When analysing the household surveys of some countries in the Latin American region – notably, those of Bolivia, Chile, Panama, Costa Rica, Nicaragua and Paraguay – researching the opinions of boys, girls, adolescents, young people as well as their families on the reasons they drop out of school, some recurring features surface that enable us to group the analyses into two main categories.

Material dimension of education 
The first is directly related to ‘the material dimension’ of education. In this case, financial difficulties are the main reason why families do not manage to keep their children and adolescents in school. This is compounded by the deficit of education services and the difficulties caused by chronic illness or disability. These factors loom particularly large among the causes of school drop out in primary education. Later, when they reach adolescence, the work done both outside and inside the home seems, according to those involved and their families, to be the most direct cause of school drop out. Paid work is in fact mentioned by only 20% of young people as the cause of school drop out while a further 20% identify work related to parenting at a young age or the direct care of other members of the household as the reasons for drop out.

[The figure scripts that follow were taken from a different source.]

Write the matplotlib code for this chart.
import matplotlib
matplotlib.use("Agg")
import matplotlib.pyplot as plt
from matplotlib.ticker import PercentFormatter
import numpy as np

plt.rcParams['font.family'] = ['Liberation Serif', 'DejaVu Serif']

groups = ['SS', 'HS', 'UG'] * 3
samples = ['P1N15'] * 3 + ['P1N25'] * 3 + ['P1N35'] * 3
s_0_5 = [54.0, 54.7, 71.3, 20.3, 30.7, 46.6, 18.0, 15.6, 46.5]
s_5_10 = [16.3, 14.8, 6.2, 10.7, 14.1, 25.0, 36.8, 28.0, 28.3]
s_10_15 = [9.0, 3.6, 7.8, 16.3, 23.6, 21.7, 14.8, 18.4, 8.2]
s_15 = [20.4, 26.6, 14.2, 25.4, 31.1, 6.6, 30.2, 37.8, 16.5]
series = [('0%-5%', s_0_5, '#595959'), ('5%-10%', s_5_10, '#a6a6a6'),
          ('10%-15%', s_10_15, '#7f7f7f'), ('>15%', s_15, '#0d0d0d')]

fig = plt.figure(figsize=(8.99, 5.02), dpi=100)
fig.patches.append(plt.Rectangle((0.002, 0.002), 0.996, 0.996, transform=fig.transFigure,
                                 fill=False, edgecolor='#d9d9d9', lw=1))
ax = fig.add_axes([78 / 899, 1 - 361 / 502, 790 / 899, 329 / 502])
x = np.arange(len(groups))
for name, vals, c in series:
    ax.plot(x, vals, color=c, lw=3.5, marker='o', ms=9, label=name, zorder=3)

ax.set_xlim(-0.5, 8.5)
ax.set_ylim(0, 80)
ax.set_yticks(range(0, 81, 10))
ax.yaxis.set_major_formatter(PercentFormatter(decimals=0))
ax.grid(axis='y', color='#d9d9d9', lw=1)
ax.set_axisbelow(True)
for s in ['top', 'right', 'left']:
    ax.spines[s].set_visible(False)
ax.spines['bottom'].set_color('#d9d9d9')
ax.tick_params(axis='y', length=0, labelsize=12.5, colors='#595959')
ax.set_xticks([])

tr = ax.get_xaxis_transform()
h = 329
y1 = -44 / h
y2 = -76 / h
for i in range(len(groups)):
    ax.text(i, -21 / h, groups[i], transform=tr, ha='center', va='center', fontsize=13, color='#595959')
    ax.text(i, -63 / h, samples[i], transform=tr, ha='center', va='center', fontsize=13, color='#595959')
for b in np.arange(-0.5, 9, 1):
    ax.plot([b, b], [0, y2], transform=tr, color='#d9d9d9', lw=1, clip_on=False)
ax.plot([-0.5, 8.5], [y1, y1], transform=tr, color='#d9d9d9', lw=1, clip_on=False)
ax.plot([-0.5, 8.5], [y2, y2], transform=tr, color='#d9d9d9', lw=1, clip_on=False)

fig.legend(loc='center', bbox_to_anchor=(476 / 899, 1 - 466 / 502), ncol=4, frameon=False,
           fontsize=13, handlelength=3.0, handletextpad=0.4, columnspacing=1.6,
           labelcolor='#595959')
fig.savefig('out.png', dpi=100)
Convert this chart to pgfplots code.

It is clear from these findings that the link between paid work, caregiving and interruption of each educational trajectory could be thought of as the outcome of family dynamics due to persistent shortages and deprivations. This means that young people dropping out of school is one of the consequences of the difficulties encountered by adults trying to achieve a minimal level of well-being to protect the educational trajectories of their adolescents. In emergency family situations, the roles assumed by youth within the family dynamics for producing well-being are always gender differentiated. Thus, over 70% of those reporting work-related reasons as the main cause of drop out are males while 97% of the females surveyed state that parenting duties and associated domestic tasks are the main causes of school drop out.

In other words, the intensification of paid work and of care work during adolescence – and its impact on each educational trajectory – is a clear expression of the roles assumed by young people in contexts of persistent material privations. Family dynamics while seeking to achieve adequate levels of well-being undoubtedly form a complex web of interactions that, in many cases, affect educational trajectories.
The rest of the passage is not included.